Clark County, Nev., home of Las Vegas, is actually down in building permits through May as compared to the same period in 2010. In Riverside County, Calif., another Boom Town hit hard in the recession, things are better, but barely. There have been permits for 51 units through May compared to 30 through May 2010. Those aren’t the kind of numbers that are going to bring a market back.

No Easy Fix

And, the truth is, that shouldn’t surprise anyone. The housing bust has been so hard because the boom was so great – and those problems are emphasized in places built on construction. Those high numbers in 2006 came after big numbers in 2002, 2003, 2004 and 2005. In fact residential construction went up every year from 2000 (1.5 million new units) to 2005 (2 million new units).

The housing bust, as much as everyone hates it, was the result of too much building, coupled with too many people buying who shouldn’t have bought — so-called sub-prime borrowers.
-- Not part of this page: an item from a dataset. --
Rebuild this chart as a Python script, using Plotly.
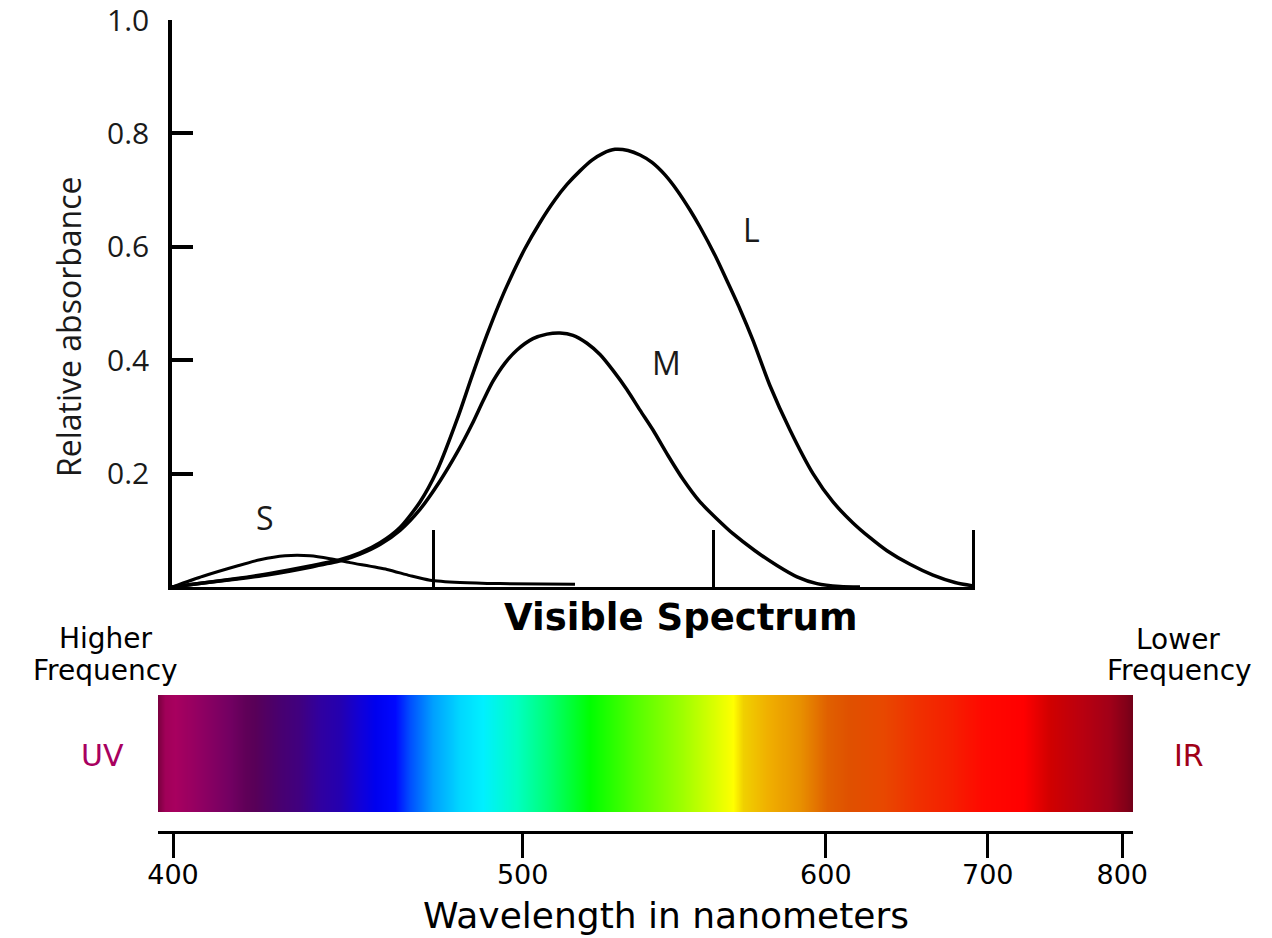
import plotly.graph_objects as go

W, H = 1272, 938

# ---------------- data ----------------
# position along the (unlabelled) absorbance axis, arbitrary units
l_pos = [172, 203, 237, 270, 310, 340, 360, 380, 400, 420, 437, 458, 472, 487, 500, 510,
         525, 540, 555, 567, 580, 592, 603, 615, 628, 640, 652, 665, 677, 690, 700, 715,
         727, 740, 753, 770, 790, 813, 833, 853, 870, 887, 910, 933, 955, 973]
l_abs = [0, 0.007, 0.015, 0.024, 0.037, 0.048, 0.060, 0.078, 0.105, 0.150, 0.205, 0.300,
         0.372, 0.445, 0.503, 0.543, 0.597, 0.643, 0.683, 0.710, 0.734, 0.753, 0.765,
         0.772, 0.770, 0.762, 0.749, 0.727, 0.700, 0.665, 0.635, 0.585, 0.540, 0.490,
         0.435, 0.355, 0.277, 0.200, 0.150, 0.113, 0.087, 0.064, 0.040, 0.021, 0.008,
         0.002]

m_pos = [172, 203, 237, 270, 310, 340, 360, 380, 400, 420, 440, 458, 472, 483, 493, 505,
         517, 533, 547, 560, 573, 587, 600, 613, 627, 640, 653, 668, 683, 700, 717, 733,
         755, 777, 797, 817, 840, 860]
m_abs = [0, 0.007, 0.014, 0.022, 0.035, 0.046, 0.058, 0.075, 0.100, 0.137, 0.187, 0.240,
         0.287, 0.328, 0.363, 0.395, 0.418, 0.438, 0.446, 0.448, 0.444, 0.430, 0.410,
         0.382, 0.348, 0.312, 0.277, 0.232, 0.190, 0.150, 0.120, 0.094, 0.064, 0.038,
         0.018, 0.006, 0.001, 0]

s_pos = [172, 203, 237, 260, 285, 310, 330, 350, 387, 410, 430, 460, 500, 575]
s_abs = [0, 0.019, 0.037, 0.048, 0.055, 0.055, 0.050, 0.043, 0.031, 0.020, 0.012, 0.008,
         0.006, 0.005]

marker_pos = [433, 713, 973]          # vertical marks on the absorbance axis
y_ticks = [0.2, 0.4, 0.6, 0.8, 1.0]
y_ticktext = ["0.2", "0.4", "0.6", "0.8", "1.0"]

# spectrum bar: fractional position along bar and colour
spec_pos = [0, 0.007, 0.017, 0.043, 0.074, 0.089, 0.099, 0.125, 0.146, 0.166, 0.187,
            0.207, 0.223, 0.243, 0.258, 0.282, 0.310, 0.333, 0.368, 0.402, 0.443, 0.487,
            0.538, 0.573, 0.590, 0.600, 0.625, 0.658, 0.686, 0.710, 0.744, 0.778, 0.812,
            0.846, 0.887, 0.915, 0.949, 0.976, 0.994, 1.0]
spec_col = ["#7c0040", "#a00058", "#a8005f", "#900062", "#720062", "#600058", "#580058",
            "#480070", "#400080", "#3000a0", "#2400b0", "#1000d8", "#0000ee", "#0008ff",
            "#0050ff", "#00a0ff", "#00d8ff", "#00f0ff", "#00ffc0", "#00ff70", "#00ff00",
            "#50ff00", "#a0ff00", "#e0ff00", "#ffff00", "#f0d000", "#f0b000", "#e89000",
            "#e06000", "#e05000", "#e84800", "#f03000", "#f52000", "#ff0800", "#ff0000",
            "#d00000", "#b80010", "#a00018", "#800018", "#700018"]

wl_labels = ["400", "500", "600", "700", "800"]
wl_pos = [0.0154, 0.374, 0.685, 0.851, 0.989]   # position of each wavelength on the bar

# ---------------- figure ----------------
def px(x):
    return x / W

def py(y):
    return 1 - y / H

fig = go.Figure()
line = dict(color="black", width=3.5, shape="spline", smoothing=0.7)
fig.add_trace(go.Scatter(x=l_pos, y=l_abs, mode="lines", line=line, cliponaxis=False,
                         hoverinfo="skip"))
fig.add_trace(go.Scatter(x=m_pos, y=m_abs, mode="lines", line=line, cliponaxis=False,
                         hoverinfo="skip"))
fig.add_trace(go.Scatter(x=s_pos, y=s_abs, mode="lines",
                         line=dict(color="black", width=3, shape="spline", smoothing=0.7),
                         cliponaxis=False, hoverinfo="skip"))

fig.add_trace(go.Heatmap(
    x=spec_pos, y=[0, 1], z=[spec_pos, spec_pos], zmin=0, zmax=1,
    colorscale=[[p, c] for p, c in zip(spec_pos, spec_col)],
    zsmooth="best", showscale=False, xaxis="x2", yaxis="y2", hoverinfo="skip"))

# invisible carrier trace so the wavelength axis is drawn
fig.add_trace(go.Scatter(x=wl_pos, y=[0.5] * len(wl_pos), mode="markers",
                         marker=dict(opacity=0), xaxis="x3", yaxis="y3",
                         hoverinfo="skip"))

font_main = "Open Sans"
font_px = "DejaVu Sans"

fig.update_layout(
    width=W, height=H, margin=dict(l=0, r=0, t=0, b=0, autoexpand=False),
    paper_bgcolor="white", plot_bgcolor="white", showlegend=False,
    xaxis=dict(domain=[px(172), px(975)], range=[172, 975], anchor="y",
               showline=True, linecolor="black", linewidth=3,
               ticks="inside", tickvals=marker_pos, ticklen=57, tickwidth=3,
               tickcolor="black", showticklabels=False, showgrid=False, zeroline=False),
    yaxis=dict(domain=[py(587), py(19.5)], range=[0, 1.001], anchor="x",
               showline=True, linecolor="black", linewidth=3.5,
               ticks="inside", tickvals=y_ticks, ticktext=y_ticktext, ticklen=21,
               tickwidth=3.5, tickcolor="black", ticklabelstandoff=13,
               ticklabeloverflow="allow",
               tickfont=dict(family=font_main, size=30, color="#1a1a1a"),
               showgrid=False, zeroline=False),
    xaxis2=dict(domain=[px(158), px(1133)], range=[0, 1], anchor="y2",
                visible=False),
    yaxis2=dict(domain=[py(812), py(695)], range=[-0.5, 1.5], anchor="x2",
                visible=False),
    xaxis3=dict(domain=[px(158), px(1133)], range=[0, 1], anchor="y3",
                showline=True, linecolor="black", linewidth=3,
                ticks="outside", tickvals=wl_pos, ticktext=wl_labels, ticklen=24,
                tickwidth=3, tickcolor="black", ticklabelstandoff=-6,
                ticklabeloverflow="allow",
                tickfont=dict(family=font_px, size=27, color="black"),
                showgrid=False, zeroline=False),
    yaxis3=dict(domain=[py(831), py(829)], range=[0, 1], anchor="x3", visible=False),
)

def ann(text, x, y, size, family=font_px, color="black", angle=0, bold=False,
        yanchor="middle"):
    if bold:
        text = "<b>" + text + "</b>"
    fig.add_annotation(text=text, x=px(x), y=py(y), xref="paper", yref="paper",
                       showarrow=False, xanchor="center", yanchor=yanchor,
                       textangle=angle, font=dict(family=family, size=size, color=color))

ann("S", 265, 517, 32, font_main, "#1a1a1a")
ann("M", 666, 363, 32, font_main, "#1a1a1a")
ann("L", 751, 229, 32, font_main, "#1a1a1a")
ann("Relative absorbance", 68, 327, 32, font_main, "#1a1a1a", angle=-90)
ann("Visible Spectrum", 681, 617, 37, font_px, "black", bold=True)
ann("Higher", 106, 638, 28)
ann("Frequency", 105, 670, 28)
ann("Lower", 1178, 639, 28)
ann("Frequency", 1179, 670, 28)
ann("UV", 102, 755, 30, color="#a8005f")
ann("IR", 1189, 755, 30, color="#a00018")
ann("Wavelength in nanometers", 666, 938, 36, yanchor="bottom")

fig.write_html("out.html")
The foreclosure crisis and the collapse of construction were necessary and we are left with the detritus — a massive number of bank-owned properties that must be sold before construction begins in earnest again.

In short, you are welcome to hate the current housing mess, but you will not find a magic wand to make it go away and any politician who says otherwise is fooling themselves — or trying to fool voters.

Proposals to eliminate semi-governmental mortgage giants Fannie Mae and Freddie Mac won’t help the current situation. Scrapping them may prevent another bubble in the long-term, but in the short-term it might even slow a housing recovery by making it harder to acquire mortgages.

So if there’s little the government can do, when will the market turn around? That’s the guessing game right now.

Rick Sharga, a senior vice president at RealtyTrac, which monitors foreclosures, says he doesn’t expect the market to be back near anything normal until 2014. This week at a Christian Science Monitor breakfast, Mark Zandi, chief economist of Moody’s Analytics, said he sees things improving markedly in 2012.

But of course the turnaround, whenever it comes, won’t be the same everywhere. Places not so heavily reliant on construction — like the Monied Burbs of the big-city Industrial Metropolis counties — may come back soon, but other places face a much tougher road.

And some may not be the same for years. No matter what a candidate promises you.